Kentavious Caldwell-Pope
KCP is the only new piece added to this Nuggets squad, but on paper, he’s the perfect complementary card to fully stack this deck. Caldwell-Pope has the ring in his past the rest of this squad desires, as a part of one of the three Lakers squads to have knocked the Nuggets out of the Western Conference Finals over the years, being a part of L.A.’s 2020 Bubble Championship. He’s a three-point threat, a defensive stalwart, and a whatever-it-takes sort of a contributor. With Caldwell-Pope in the mix, the Nuggets arguably have the finest starting five in the league, and once they find their rhythm, could put up numbers on both ends of the court that should terrify the rest of the league. Our best five against your best five? Bring it. We. Are. Stacked.

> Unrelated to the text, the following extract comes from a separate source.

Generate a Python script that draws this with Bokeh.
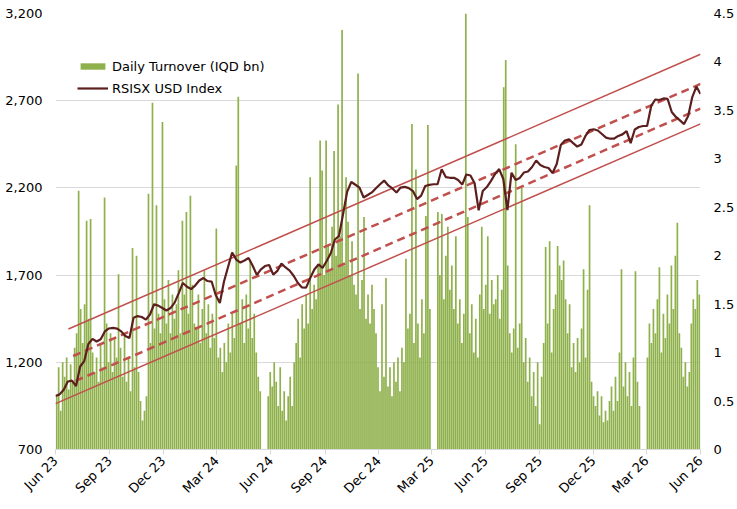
import math
import pandas as pd
from bokeh.plotting import figure
from bokeh.models import (Range1d, LinearAxis, FixedTicker, NumeralTickFormatter,
                          DatetimeTickFormatter, Legend, LegendItem)
from bokeh.embed import file_html
from bokeh.resources import INLINE

# Daily turnover (IQD bn) (about one bar every ~3.4 days)
turnover = [
    0.55, 0.85, 0.40, 0.90, 0.75, 0.95, 0.62, 0.88, 0.70, 1.05,
    1.20, 2.67, 1.45, 1.10, 1.50, 2.36, 1.35, 2.38, 1.00, 0.80,
    0.95, 0.70, 1.10, 0.85, 2.60, 1.30, 0.90, 1.20, 0.80, 1.15,
    0.95, 1.81, 1.05, 0.75, 1.20, 0.70, 0.95, 0.60, 2.08, 0.85,
    2.00, 0.80, 0.50, 0.30, 0.40, 0.55, 2.64, 1.10, 3.58, 1.25,
    2.52, 1.40, 1.20, 3.38, 1.55, 1.30, 1.75, 1.20, 1.60, 1.35,
    1.50, 1.85, 1.20, 2.36, 1.60, 2.45, 1.40, 2.62, 1.70, 1.30,
    1.25, 1.60, 1.10, 1.45, 1.85, 1.20, 1.50, 1.05, 1.40, 1.15,
    2.28, 0.95, 1.05, 0.80, 1.10, 0.90, 1.30, 1.00, 1.40, 1.15,
    2.93, 3.64, 1.30, 1.55, 1.10, 1.60, 1.25, 1.95, 1.15, 1.40,
    1.00, 0.75, 0.60, 0.00, 0.00, 0.00, 0.55, 0.80, 0.65, 0.90,
    0.70, 0.45, 0.85, 0.40, 0.60, 0.30, 0.55, 0.75, 0.45, 0.90,
    1.10, 1.35, 0.95, 1.50, 1.25, 1.60, 1.30, 2.81, 1.45, 1.70,
    1.55, 1.90, 3.19, 2.88, 1.80, 3.19, 2.10, 1.85, 2.30, 3.08,
    2.00, 3.56, 2.20, 4.33, 1.90, 2.81, 2.35, 1.80, 2.15, 1.70,
    1.60, 3.88, 1.45, 1.75, 2.40, 1.35, 1.60, 1.30, 1.70, 1.45,
    1.20, 0.85, 0.60, 1.50, 0.75, 1.77, 0.65, 0.85, 0.55, 0.90,
    0.70, 0.95, 0.60, 1.05, 0.90, 1.97, 1.25, 1.40, 3.36, 1.10,
    2.89, 1.30, 0.95, 1.55, 1.20, 2.41, 3.35, 1.45, 0.00, 0.00,
    0.00, 2.45, 1.80, 2.43, 1.55, 2.00, 2.30, 1.65, 1.90, 1.45,
    2.20, 1.30, 1.55, 1.10, 1.40, 4.50, 2.40, 1.20, 1.50, 1.00,
    1.35, 0.95, 1.60, 2.30, 1.45, 1.70, 2.20, 1.40, 1.75, 1.50,
    1.55, 1.80, 1.35, 1.65, 3.74, 4.02, 1.90, 1.20, 1.00, 1.25,
    3.15, 1.05, 1.30, 2.72, 0.90, 1.15, 0.70, 0.95, 0.55, 0.80,
    0.45, 0.90, 0.26, 0.75, 1.10, 2.09, 1.30, 2.15, 1.00, 1.45,
    1.60, 2.10, 1.90, 1.75, 1.95, 1.55, 1.20, 1.50, 0.85, 1.10,
    0.80, 1.15, 0.90, 1.25, 1.86, 0.95, 1.65, 2.52, 0.70, 0.55,
    0.45, 0.60, 0.35, 0.55, 0.28, 0.40, 0.30, 0.50, 0.65, 0.40,
    0.75, 0.50, 1.00, 1.86, 0.65, 0.90, 0.55, 0.80, 0.45, 0.95,
    1.84, 0.70, 0.45, 0.00, 0.00, 0.00, 0.95, 1.30, 1.10, 1.45,
    1.20, 1.55, 1.88, 1.00, 1.40, 1.15, 1.60, 1.30, 1.90, 1.45,
    2.00, 2.34, 1.20, 1.05, 0.75, 0.90, 0.65, 0.80, 1.30, 1.55,
    1.45, 1.75, 1.60,
]
turnover_start, turnover_end = "2023-06-03", "2026-05-30"

# RSISX USD Index, weekly readings
index_values = [
    1007, 1016, 1043, 1090, 1095, 1064, 1176, 1207, 1305, 1334,
    1319, 1332, 1377, 1394, 1397, 1393, 1377, 1351, 1339, 1456,
    1465, 1460, 1445, 1474, 1533, 1525, 1511, 1497, 1511, 1542,
    1597, 1655, 1633, 1620, 1640, 1669, 1683, 1666, 1663, 1586,
    1540, 1662, 1746, 1830, 1789, 1772, 1784, 1798, 1754, 1701,
    1733, 1752, 1758, 1703, 1724, 1767, 1744, 1726, 1695, 1655,
    1629, 1628, 1683, 1732, 1761, 1741, 1781, 1825, 1904, 1924,
    2050, 2179, 2234, 2218, 2202, 2145, 2159, 2174, 2198, 2221,
    2242, 2214, 2197, 2174, 2202, 2206, 2199, 2182, 2136, 2156,
    2211, 2217, 2221, 2221, 2307, 2262, 2258, 2258, 2245, 2219,
    2277, 2271, 2228, 2072, 2182, 2205, 2240, 2280, 2308, 2251,
    2072, 2287, 2245, 2257, 2288, 2294, 2320, 2357, 2331, 2320,
    2314, 2285, 2337, 2446, 2472, 2478, 2457, 2437, 2449, 2498,
    2532, 2536, 2529, 2509, 2488, 2482, 2483, 2498, 2507, 2526,
    2457, 2535, 2549, 2555, 2555, 2670, 2707, 2704, 2713, 2710,
    2635, 2607, 2587, 2566, 2612, 2721, 2781, 2738,
]
index_start, index_end = "2023-06-01", "2026-06-01"

# Trend channel lines (start/end dates and index levels)
upper_band_dates = ["2023-06-23", "2026-06-01"]
upper_band_values = [1391, 2966]
upper_mid_dates = ["2023-07-01", "2026-06-01"]
upper_mid_values = [1236, 2796]
lower_mid_dates = ["2023-07-05", "2026-06-01"]
lower_mid_values = [1093, 2655]
lower_band_dates = ["2023-06-01", "2026-06-01"]
lower_band_values = [963, 2567]

left_ticks = [700, 1200, 1700, 2200, 2700, 3200]
right_ticks = [0, 0.5, 1, 1.5, 2, 2.5, 3, 3.5, 4, 4.5]
x_tick_dates = pd.date_range("2023-06-01", "2026-06-01", freq="3MS")

FONT = "DejaVu Sans"
FS = "13px"
GREEN = "#8FB14C"
RED = "#C0504D"
MAROON = "#5C1F1E"
GRID = "#D9D9D9"

bar_dates = pd.date_range(turnover_start, turnover_end, periods=len(turnover))
line_dates = pd.date_range(index_start, index_end, periods=len(index_values))
bar_step_ms = (bar_dates[1] - bar_dates[0]).total_seconds() * 1000.0


def ms(d):
    return pd.Timestamp(d).value / 1e6


p = figure(width=737, height=509, output_backend="svg", toolbar_location=None,
           x_axis_type="datetime",
           x_range=Range1d(ms("2023-06-01"), ms("2026-06-01")),
           y_range=Range1d(700, 3200),
           min_border_left=55, min_border_right=35, min_border_top=13, min_border_bottom=60)
p.extra_y_ranges = {"turn": Range1d(0, 4.5)}
p.outline_line_color = None
p.background_fill_color = "white"
p.border_fill_color = "white"

bars = p.vbar(x=bar_dates, top=turnover, width=bar_step_ms * 0.85, y_range_name="turn",
              fill_color=GREEN, line_color=None)

for dts, vals, dash, w in [
    (upper_band_dates, upper_band_values, "solid", 1.5),
    (upper_mid_dates, upper_mid_values, "8 5", 2.5),
    (lower_mid_dates, lower_mid_values, "8 5", 2.5),
    (lower_band_dates, lower_band_values, "solid", 1.5),
]:
    p.line(x=[ms(d) for d in dts], y=vals, line_color=RED, line_width=w, line_dash=dash)

line = p.line(x=line_dates, y=index_values, line_color=MAROON, line_width=2.2)

# Left axis
yl = p.left[0]
yl.ticker = FixedTicker(ticks=left_ticks)
yl.formatter = NumeralTickFormatter(format="0,0")
yl.axis_line_color = None
yl.major_tick_line_color = None
yl.minor_tick_line_color = None
yl.major_tick_out = 0
yl.major_tick_in = 0
yl.major_label_standoff = 13
yl.major_label_text_font = FONT
yl.major_label_text_font_size = FS
yl.major_label_text_color = "black"

# Right axis
yr = LinearAxis(y_range_name="turn", ticker=FixedTicker(ticks=right_ticks),
                formatter=NumeralTickFormatter(format="0.[0]"))
yr.axis_line_color = None
yr.major_tick_line_color = None
yr.minor_tick_line_color = None
yr.major_tick_out = 0
yr.major_tick_in = 0
yr.major_label_standoff = 13
yr.major_label_text_font = FONT
yr.major_label_text_font_size = FS
yr.major_label_text_color = "black"
p.add_layout(yr, "right")

# Bottom axis
xa = p.below[0]
xa.ticker = FixedTicker(ticks=[ms(d) for d in x_tick_dates])
xa.formatter = DatetimeTickFormatter(days="%b %y", months="%b %y", years="%b %y",
                                     hours="%b %y", minutes="%b %y")
xa.major_label_orientation = math.pi / 4
xa.axis_line_color = GRID
xa.major_tick_line_color = GRID
xa.major_tick_out = 5
xa.major_tick_in = 0
xa.minor_tick_line_color = None
xa.major_label_standoff = 4
xa.major_label_text_font = FONT
xa.major_label_text_font_size = FS
xa.major_label_text_color = "black"

p.xgrid.grid_line_color = None
p.ygrid.ticker = FixedTicker(ticks=left_ticks)
p.ygrid.grid_line_color = GRID
p.ygrid.grid_line_width = 1

legend = Legend(items=[LegendItem(label="Daily Turnover (IQD bn)", renderers=[bars]),
                       LegendItem(label="RSISX USD Index", renderers=[line])],
                location=(22, 352), glyph_width=31, glyph_height=8, label_height=18,
                spacing=4, padding=0, margin=0, label_standoff=4,
                border_line_color=None, background_fill_alpha=0,
                label_text_font=FONT, label_text_font_size=FS, label_text_color="black")
p.add_layout(legend)

open("out.html", "w").write(file_html(p, INLINE))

But it’s not just five guys who make up the final score, is it? The Nuggets know it as well as anyone, and have made sure to have threats like Bones Hyland, Bruce Brown, Zeke Nnaji, Christian Braun, DeAndre Jordan and more ready to spell the starters. That cadre offers the Nuggets options to go lock-down defensive (Gordon, KCP, Brown, Braun, Nnaji), full-tilt offensive (Jokic, Murray, MPJ, Hyland, Gordon/Nnaji), go BIG (Jokic, MPJ, Hyland, Nnaji, Braun), go small (Murray, Hyland, KCP, Brown, Braun/Nnaji), go… well, go anywhere.
This may or may not be the Nuggets year, Nuggets Nation, but Denver finally seems to have all of the cards, and they have the most important ones in place for the foreseeable future. This is the team that the organization is placing their bets on, and have fully laid their chips on the table. No matter how these cards end up playing out, this Denver Nuggets team has stacked the deck in their favor as strongly as any Nuggets team in history. They’ll need some luck, they’ll need some help. But the pieces are in place to finally crack the cellophane “off a fresh pack, one that belongs to them, and the cards will be stacked in their favor”.
Thanks for the easy quote, Pat. Here we go, Nuggets. You’re f—ing stacked.